For environmentally responsible investments, Green MBS loans offer competitive pricing and additional loan proceeds for energy and water-efficient upgrades. Properties with Green Building Certifications may qualify for even better terms.


Fannie Mae Manufactured Housing

Targeted at high-quality manufactured housing communities, these loans support affordability and sustainability. Properties must meet condition and star rating benchmarks. Fixed rates with 5-30-year terms and interest-only options may be available, along with flexible prepayment structures.

Fannie Mae FAQ’s

Fannie Mae Multifamily loans have been a cornerstone of apartment and multifamily property financing for more than 30 years. Through its Delegated Underwriting and Servicing (DUS) platform, Fannie Mae streamlines the lending process, making it more accessible for qualified real estate investors.

These loans offer several advantages that make them a compelling option for multifamily financing:

  • Non-recourse structure protects borrowers from personal liability (with standard carve-out exceptions).
  • Fixed interest rates for up to 30 years provide long-term payment predictability.
  • High leverage, with loan-to-value (LTV) ratios up to 80%, allows investors to finance more with less upfront capital.

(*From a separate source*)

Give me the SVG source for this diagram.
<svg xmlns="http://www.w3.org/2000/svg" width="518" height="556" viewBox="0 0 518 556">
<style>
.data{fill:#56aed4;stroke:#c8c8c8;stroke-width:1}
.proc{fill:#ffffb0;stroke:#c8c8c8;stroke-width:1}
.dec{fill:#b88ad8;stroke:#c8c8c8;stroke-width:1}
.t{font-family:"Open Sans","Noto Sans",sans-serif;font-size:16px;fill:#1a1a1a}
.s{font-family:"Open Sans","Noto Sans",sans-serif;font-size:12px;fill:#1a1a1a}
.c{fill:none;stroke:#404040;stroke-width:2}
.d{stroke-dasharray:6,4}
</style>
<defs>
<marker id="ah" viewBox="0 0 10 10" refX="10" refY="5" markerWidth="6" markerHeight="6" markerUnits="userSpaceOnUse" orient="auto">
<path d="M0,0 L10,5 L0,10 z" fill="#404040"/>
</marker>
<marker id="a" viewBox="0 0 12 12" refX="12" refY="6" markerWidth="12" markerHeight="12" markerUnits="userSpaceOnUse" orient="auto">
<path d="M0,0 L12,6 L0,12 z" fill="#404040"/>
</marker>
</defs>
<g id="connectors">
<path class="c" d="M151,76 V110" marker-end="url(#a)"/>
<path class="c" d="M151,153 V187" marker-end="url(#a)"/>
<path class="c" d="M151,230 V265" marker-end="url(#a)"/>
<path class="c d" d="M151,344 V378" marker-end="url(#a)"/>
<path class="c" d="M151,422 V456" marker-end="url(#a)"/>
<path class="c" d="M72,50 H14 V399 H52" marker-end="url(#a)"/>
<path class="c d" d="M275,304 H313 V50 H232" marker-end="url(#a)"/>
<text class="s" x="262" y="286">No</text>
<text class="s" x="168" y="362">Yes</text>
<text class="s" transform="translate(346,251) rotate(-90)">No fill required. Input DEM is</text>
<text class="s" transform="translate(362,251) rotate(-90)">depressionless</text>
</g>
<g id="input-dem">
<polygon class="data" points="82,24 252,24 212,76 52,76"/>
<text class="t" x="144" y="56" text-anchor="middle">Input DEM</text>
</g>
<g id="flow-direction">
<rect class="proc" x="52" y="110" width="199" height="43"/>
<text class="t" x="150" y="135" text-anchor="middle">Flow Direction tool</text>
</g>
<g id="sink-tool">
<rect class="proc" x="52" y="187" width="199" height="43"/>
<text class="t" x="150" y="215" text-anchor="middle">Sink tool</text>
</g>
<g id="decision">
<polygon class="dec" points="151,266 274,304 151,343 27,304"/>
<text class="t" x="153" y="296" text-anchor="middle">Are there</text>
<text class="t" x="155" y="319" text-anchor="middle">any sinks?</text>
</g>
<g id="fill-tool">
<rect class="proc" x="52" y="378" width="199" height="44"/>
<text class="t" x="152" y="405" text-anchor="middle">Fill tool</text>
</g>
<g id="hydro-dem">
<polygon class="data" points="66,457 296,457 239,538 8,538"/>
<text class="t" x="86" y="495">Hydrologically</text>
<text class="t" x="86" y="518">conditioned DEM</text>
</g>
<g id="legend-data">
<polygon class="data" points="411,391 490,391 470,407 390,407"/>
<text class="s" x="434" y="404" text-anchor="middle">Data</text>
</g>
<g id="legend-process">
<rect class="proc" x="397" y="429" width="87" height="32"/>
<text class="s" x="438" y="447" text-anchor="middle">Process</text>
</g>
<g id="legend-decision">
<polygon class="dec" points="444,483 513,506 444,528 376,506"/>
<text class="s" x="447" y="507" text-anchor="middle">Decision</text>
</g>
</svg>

This combination of flexible terms, competitive rates, and borrower protections makes Fannie Mae loans highly attractive compared to traditional financing options in the commercial real estate space.

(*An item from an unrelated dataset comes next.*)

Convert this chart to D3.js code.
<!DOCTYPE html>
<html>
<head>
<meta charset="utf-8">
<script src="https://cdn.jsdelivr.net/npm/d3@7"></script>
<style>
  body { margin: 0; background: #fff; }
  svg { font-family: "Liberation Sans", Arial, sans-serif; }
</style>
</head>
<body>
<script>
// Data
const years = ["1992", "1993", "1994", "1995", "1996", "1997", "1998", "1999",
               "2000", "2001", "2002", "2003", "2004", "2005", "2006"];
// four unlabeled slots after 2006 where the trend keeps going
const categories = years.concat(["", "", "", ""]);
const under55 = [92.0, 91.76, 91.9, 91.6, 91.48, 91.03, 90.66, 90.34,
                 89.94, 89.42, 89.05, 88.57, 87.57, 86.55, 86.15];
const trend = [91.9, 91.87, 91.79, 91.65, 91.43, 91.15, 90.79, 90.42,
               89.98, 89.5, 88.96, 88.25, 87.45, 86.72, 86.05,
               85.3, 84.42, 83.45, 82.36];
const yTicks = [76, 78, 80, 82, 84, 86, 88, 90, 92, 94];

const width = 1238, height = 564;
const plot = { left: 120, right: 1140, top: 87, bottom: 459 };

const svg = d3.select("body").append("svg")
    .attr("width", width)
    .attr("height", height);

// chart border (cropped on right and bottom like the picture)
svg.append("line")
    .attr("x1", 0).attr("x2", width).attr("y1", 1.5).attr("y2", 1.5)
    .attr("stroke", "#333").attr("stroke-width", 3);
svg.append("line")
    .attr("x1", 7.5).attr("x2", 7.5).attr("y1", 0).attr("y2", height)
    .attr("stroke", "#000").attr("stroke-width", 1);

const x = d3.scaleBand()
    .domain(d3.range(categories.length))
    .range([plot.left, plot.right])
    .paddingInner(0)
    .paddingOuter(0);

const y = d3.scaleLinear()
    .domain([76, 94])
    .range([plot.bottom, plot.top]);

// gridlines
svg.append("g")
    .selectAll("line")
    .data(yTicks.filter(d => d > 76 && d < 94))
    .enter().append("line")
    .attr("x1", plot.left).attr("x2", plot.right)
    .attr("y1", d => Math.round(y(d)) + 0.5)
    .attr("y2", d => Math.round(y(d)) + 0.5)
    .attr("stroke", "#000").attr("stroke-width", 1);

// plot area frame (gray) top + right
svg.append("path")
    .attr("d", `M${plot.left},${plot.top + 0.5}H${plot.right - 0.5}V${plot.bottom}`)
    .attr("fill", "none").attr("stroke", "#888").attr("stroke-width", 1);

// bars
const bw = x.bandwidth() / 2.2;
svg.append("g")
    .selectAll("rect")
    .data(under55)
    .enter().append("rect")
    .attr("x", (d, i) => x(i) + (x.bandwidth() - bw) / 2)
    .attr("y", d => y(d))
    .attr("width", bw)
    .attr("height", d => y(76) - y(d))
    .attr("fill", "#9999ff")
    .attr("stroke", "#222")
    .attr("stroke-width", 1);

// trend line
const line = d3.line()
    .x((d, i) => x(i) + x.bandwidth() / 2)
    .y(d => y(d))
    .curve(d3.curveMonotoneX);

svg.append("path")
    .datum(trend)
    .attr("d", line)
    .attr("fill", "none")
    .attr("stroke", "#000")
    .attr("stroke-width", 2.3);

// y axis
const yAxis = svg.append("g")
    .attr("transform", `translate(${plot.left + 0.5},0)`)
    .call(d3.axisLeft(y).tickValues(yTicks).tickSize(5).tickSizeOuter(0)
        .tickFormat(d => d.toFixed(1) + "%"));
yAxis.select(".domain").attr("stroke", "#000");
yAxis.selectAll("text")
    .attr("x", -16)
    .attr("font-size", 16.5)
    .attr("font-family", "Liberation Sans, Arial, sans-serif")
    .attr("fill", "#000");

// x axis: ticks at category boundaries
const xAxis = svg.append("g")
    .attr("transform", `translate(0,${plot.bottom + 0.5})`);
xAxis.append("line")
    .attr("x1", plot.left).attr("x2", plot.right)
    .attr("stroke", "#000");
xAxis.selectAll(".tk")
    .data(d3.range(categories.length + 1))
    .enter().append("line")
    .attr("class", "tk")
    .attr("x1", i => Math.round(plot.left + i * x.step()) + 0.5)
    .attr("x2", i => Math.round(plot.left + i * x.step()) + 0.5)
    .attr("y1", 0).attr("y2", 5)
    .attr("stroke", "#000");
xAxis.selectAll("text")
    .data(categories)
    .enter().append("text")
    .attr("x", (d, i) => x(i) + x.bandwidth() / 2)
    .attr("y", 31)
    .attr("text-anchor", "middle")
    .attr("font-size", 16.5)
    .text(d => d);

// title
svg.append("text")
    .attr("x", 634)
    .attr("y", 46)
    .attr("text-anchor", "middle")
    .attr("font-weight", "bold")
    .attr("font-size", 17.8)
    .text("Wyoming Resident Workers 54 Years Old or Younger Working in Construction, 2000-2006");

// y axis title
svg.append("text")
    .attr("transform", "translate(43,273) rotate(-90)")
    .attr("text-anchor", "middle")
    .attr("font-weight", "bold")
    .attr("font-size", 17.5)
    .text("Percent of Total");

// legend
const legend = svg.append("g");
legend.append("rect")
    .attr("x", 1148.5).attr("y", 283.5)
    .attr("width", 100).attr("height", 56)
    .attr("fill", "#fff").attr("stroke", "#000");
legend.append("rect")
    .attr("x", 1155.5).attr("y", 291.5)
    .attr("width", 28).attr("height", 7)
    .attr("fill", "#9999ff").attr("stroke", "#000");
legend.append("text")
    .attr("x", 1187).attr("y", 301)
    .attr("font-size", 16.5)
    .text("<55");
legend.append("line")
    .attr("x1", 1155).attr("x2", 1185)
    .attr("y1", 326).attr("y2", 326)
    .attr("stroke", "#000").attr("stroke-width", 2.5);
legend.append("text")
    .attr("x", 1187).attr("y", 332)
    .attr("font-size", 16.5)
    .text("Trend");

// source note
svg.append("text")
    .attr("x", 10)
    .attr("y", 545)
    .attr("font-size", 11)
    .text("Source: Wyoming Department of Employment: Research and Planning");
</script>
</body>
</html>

Borrowers must meet several eligibility and documentation requirements to be considered for a Fannie Mae Multifamily loan. These typically include:

  • Completed Loan Application: Including detailed information about the property and intended use of funds.
  • 12-Month Operating Statement: A trailing profit and loss summary of the property’s performance.
  • Current Rent Roll & Occupancy Report: Detailing all tenants, lease end dates, and occupancy metrics.
  • Property Photos: Interior and exterior images, either submitted directly or via a property website.
  • Personal Financial Statement: Showing a clear picture of the borrower's assets, liabilities, and current real estate holdings.
  • Multifamily Experience: If the borrower owns other multifamily properties, a portfolio overview is required. If not, a real estate resume outlining relevant experience should be included.

Fannie Mae’s process is thorough, but it’s designed to ensure the long-term stability of both the borrower and the investment. By working with experienced lenders and providing a detailed financial profile, qualified borrowers can unlock a powerful financing solution for their multifamily investments.